The business drivers, such as product release deadlines, usually require that this transformation is accomplished quickly despite the large effort. But the security impact of such transformation is what’s known as the “Shadow IT”: assets that have been deployed without proper approvals, governance, and oversight. They are by definition a security liability, but set up in the cloud, they multiply the organization’s risk. Visibility into cloud deployments is a major challenge for most organizations.

Let’s take the example of AWS. As of mid-2017, AWS was offering 98 (ninety-eight) distinct services, and it is only logical that when a new solution using such multitude of technologies is deployed, configuration mistakes will be made. But the sheer scale of the deployment might make it very difficult to catch these mistakes. With that many services, it’s likely that it will be someone’s first time deploying a service – and that will make the mistakes a lot more likely.

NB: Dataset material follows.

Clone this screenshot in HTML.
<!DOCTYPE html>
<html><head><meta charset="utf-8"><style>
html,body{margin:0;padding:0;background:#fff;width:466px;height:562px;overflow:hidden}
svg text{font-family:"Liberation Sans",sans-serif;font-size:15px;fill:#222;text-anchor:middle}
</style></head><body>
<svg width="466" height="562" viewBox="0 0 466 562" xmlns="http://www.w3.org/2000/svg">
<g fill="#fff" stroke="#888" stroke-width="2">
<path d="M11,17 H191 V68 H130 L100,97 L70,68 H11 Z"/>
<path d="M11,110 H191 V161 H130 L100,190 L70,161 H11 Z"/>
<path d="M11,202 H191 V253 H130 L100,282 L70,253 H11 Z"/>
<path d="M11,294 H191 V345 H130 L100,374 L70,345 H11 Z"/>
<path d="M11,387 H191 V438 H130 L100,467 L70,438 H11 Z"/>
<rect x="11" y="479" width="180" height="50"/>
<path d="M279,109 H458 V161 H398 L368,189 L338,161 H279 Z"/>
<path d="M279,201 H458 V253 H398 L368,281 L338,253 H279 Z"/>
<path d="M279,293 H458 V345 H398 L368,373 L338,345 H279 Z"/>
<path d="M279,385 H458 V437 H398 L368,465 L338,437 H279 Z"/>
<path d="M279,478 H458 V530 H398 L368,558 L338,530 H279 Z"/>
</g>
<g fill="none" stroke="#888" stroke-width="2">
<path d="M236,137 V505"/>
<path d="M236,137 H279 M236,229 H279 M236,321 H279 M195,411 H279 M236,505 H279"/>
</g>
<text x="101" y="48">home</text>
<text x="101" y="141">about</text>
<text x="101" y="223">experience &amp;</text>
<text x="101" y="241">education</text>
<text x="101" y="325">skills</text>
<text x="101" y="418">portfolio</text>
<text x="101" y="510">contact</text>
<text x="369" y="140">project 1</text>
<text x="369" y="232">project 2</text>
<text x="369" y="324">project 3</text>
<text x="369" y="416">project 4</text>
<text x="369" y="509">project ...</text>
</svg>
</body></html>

And even if you do catch a security hole in time, what happens tomorrow? Or a month from now? How can one make sure that a newly made configuration change didn’t create a new security hole?

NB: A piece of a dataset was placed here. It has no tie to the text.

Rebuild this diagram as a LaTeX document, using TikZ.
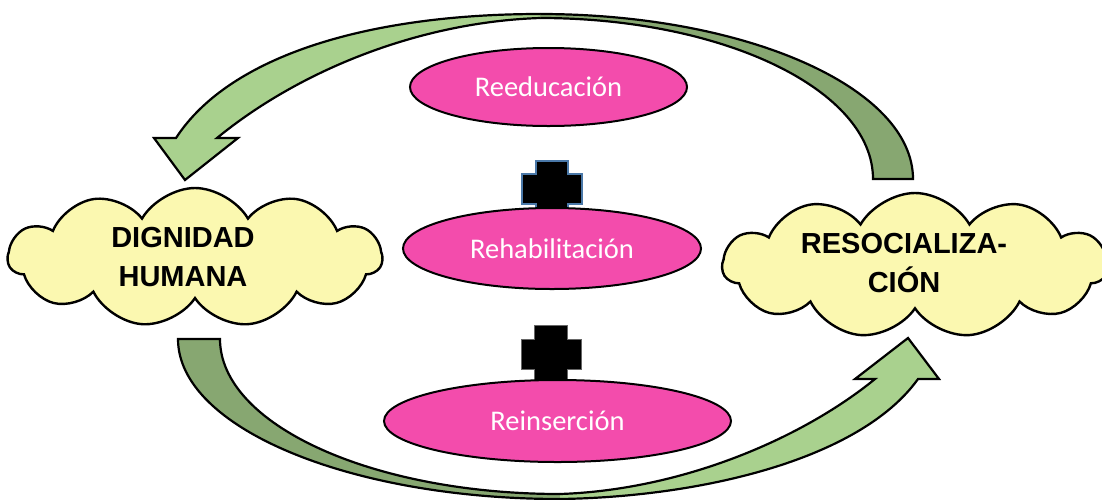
\documentclass[tikz,border=0pt]{standalone}
\usepackage{fontspec}
\newfontfamily\calib{Carlito}
\newfontfamily\arialb{Liberation Sans}
\usetikzlibrary{shapes.geometric,shapes.symbols}
\definecolor{lgreen}{HTML}{A9D18E}
\definecolor{dgreen}{HTML}{87A771}
\definecolor{cloudy}{HTML}{FBF8B0}
\definecolor{pinkfill}{HTML}{F34CAC}
\definecolor{plusblue}{HTML}{4A78A8}
\tikzset{
  cloudbox/.style={cloud, cloud puffs=11, cloud puff arc=120, draw=black, fill=cloudy, line width=2.4pt, inner sep=0pt},
  ovalbox/.style={ellipse, draw=black, fill=pinkfill, line width=2pt, inner sep=0pt, text=white, font=\calib\fontsize{28.5}{34}\selectfont},
  bigtext/.style={align=center, font=\arialb\bfseries\fontsize{29}{39}\selectfont, inner sep=0pt},
  outline/.style={draw=black, line width=2.2pt, line join=miter},
  plusshape/.style={fill=black, draw=plusblue, line width=1.5pt},
  plainplus/.style={fill=black, draw=black!60, line width=0.5pt}
}
\begin{document}
\begin{tikzpicture}[x=1pt, y=-1pt]
\useasboundingbox (0,0) rectangle (1102,499);
\fill[white] (0,0) rectangle (1102,499);

% clouds
\node[cloudbox, minimum width=374pt, minimum height=139pt] (dh) at (195,257.5) {};
\node[cloudbox, minimum width=385pt, minimum height=145pt] (res) at (915,265.5) {};
\node[bigtext] (dhtext) at (183,257.5) {DIGNIDAD\\HUMANA};
\node[bigtext] (restext) at (904,263) {RESOCIALIZA-\\CIÓN};

% top curved arrow (back part, dark)
\fill[dgreen] (540,14) .. controls (746,14) and (913,87.9) .. (913,179)
  -- (873,179) .. controls (873,90.1) and (723.9,18) .. (540,18) -- cycle;
\path[outline] (540,14) .. controls (746,14) and (913,87.9) .. (913,179)
  -- (873,179) .. controls (873,90.1) and (723.9,18) .. (540,18);
% top curved arrow (front part, light, with head)
\fill[lgreen] (540,18) .. controls (420,22) and (300,70) .. (217,138)
  -- (238,138) -- (185,180) -- (154,138) -- (176,138)
  .. controls (230,55) and (370,14) .. (540,14) -- cycle;
\path[outline] (540,18) .. controls (420,22) and (300,70) .. (217,138)
  -- (238,138) -- (185,180) -- (154,138) -- (176,138)
  .. controls (230,55) and (370,14) .. (540,14);

% bottom curved arrow (back part, dark)
\fill[dgreen] (560,494) .. controls (372.2,494) and (220,424.6) .. (220,339) -- (178,339)
  .. controls (178,427.4) and (349,499) .. (560,499) -- cycle;
\path[outline] (560,494) .. controls (372.2,494) and (220,424.6) .. (220,339) -- (178,339)
  .. controls (178,427.4) and (349,499) .. (560,499);
% bottom curved arrow (front part, light, with head)
\fill[lgreen] (560,494) .. controls (680,490) and (800,440) .. (875,379)
  -- (855,379) -- (908,338) -- (939,379) -- (918,379)
  .. controls (860,460) and (700,497) .. (560,499) -- cycle;
\path[outline] (560,494) .. controls (680,490) and (800,440) .. (875,379)
  -- (855,379) -- (908,338) -- (939,379) -- (918,379)
  .. controls (860,460) and (700,497) .. (560,499);

% plus signs
\path[plusshape] (536,161) -- (568,161) -- (568,174) -- (582,174) -- (582,204) -- (568,204)
  -- (568,222) -- (536,222) -- (536,204) -- (522,204) -- (522,174) -- (536,174) -- cycle;
\path[plainplus] (534,325) -- (567,325) -- (567,339) -- (581,339) -- (581,369) -- (567,369)
  -- (567,386) -- (534,386) -- (534,369) -- (521,369) -- (521,339) -- (534,339) -- cycle;

% ellipses
\node[ovalbox, minimum width=277pt, minimum height=78pt] (reed) at (548.5,87) {Reeducación};
\node[ovalbox, minimum width=298pt, minimum height=81pt] (rehab) at (552,248.5) {Rehabilitación};
\node[ovalbox, minimum width=347pt, minimum height=82pt] (reins) at (557.5,421) {Reinserción};
\end{tikzpicture}
\end{document}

These are all hard questions that do not have easy answers. But they make us consider the topic of figuring out the attack surface in the cloud. In the days of yore, one would at least have known, contiguous IP blocks that could be port-scanned for various services. Now, enumerating the IP-based presence becomes a different beast. It might just be too difficult to do it in the cloud. With resources not tied to a specific IP addressing scheme, you can easily have, say, an S3 bucket that you forget about but that your application points to.

In our “digital transformation” engagements, Carve has been working with customers on finding ways to not only enumerate this attack surface and take a snapshot, but track the changes as time goes by. This is a work in progress, but I think it is useful to identify some quick and easy ways to start gaining an understanding of what currently presents a major risk in your cloud. For the purposes of this post, I’ll list the most common “gotchas” with AWS, which currently has a plurality of the market with a ~47% share:

  • Unprotected S3 buckets. Unauthorized reading or writing to it is effectively the same as being able to read or write from a hard-drive, on which your application lives.
  • EC2 instances with unaccounted for public IP interfaces.
  • Open security groups left over from development or testing stages. Combined with the previous item, this may expose an internal service to the public Internet.
  • Application endpoints that are exposed to the outside world without sufficient protection (case in point: an Elastic Beanstalk endpoint protected by AWS API Gateway logically – but nonetheless directly addressable from the Internet)
  • Lack of multi-factor authentication on sensitive accounts

There are of course many more, but the above are some of the more common issues.

To get a high-level idea of how your deployment fares, and to identify major problems, one can use readily available tools to have a 30,000 ft “security view”, such as the very useful Scout2 by NCC Group, or AWS’s own Trusted Advisor tool. You can take the do-it-yourself approach also: the AWS CLI client makes it easy to query the deployment. We at Carve have also been working on putting together our own framework that would only extract the most relevant information from the AWS deployment using the CLI and the AWS SDKs, including common misconfigurations on some of the newer services.

It’s important to keep in mind that any “snapshot” of the current state is just that: a point-in-time assessment that may become obsolete the next day. The environments are usually fluid, so it is important to focus on identifying meaningful differences as soon as possible to avoid lingering security issues, and ensure continued visibility into the environment.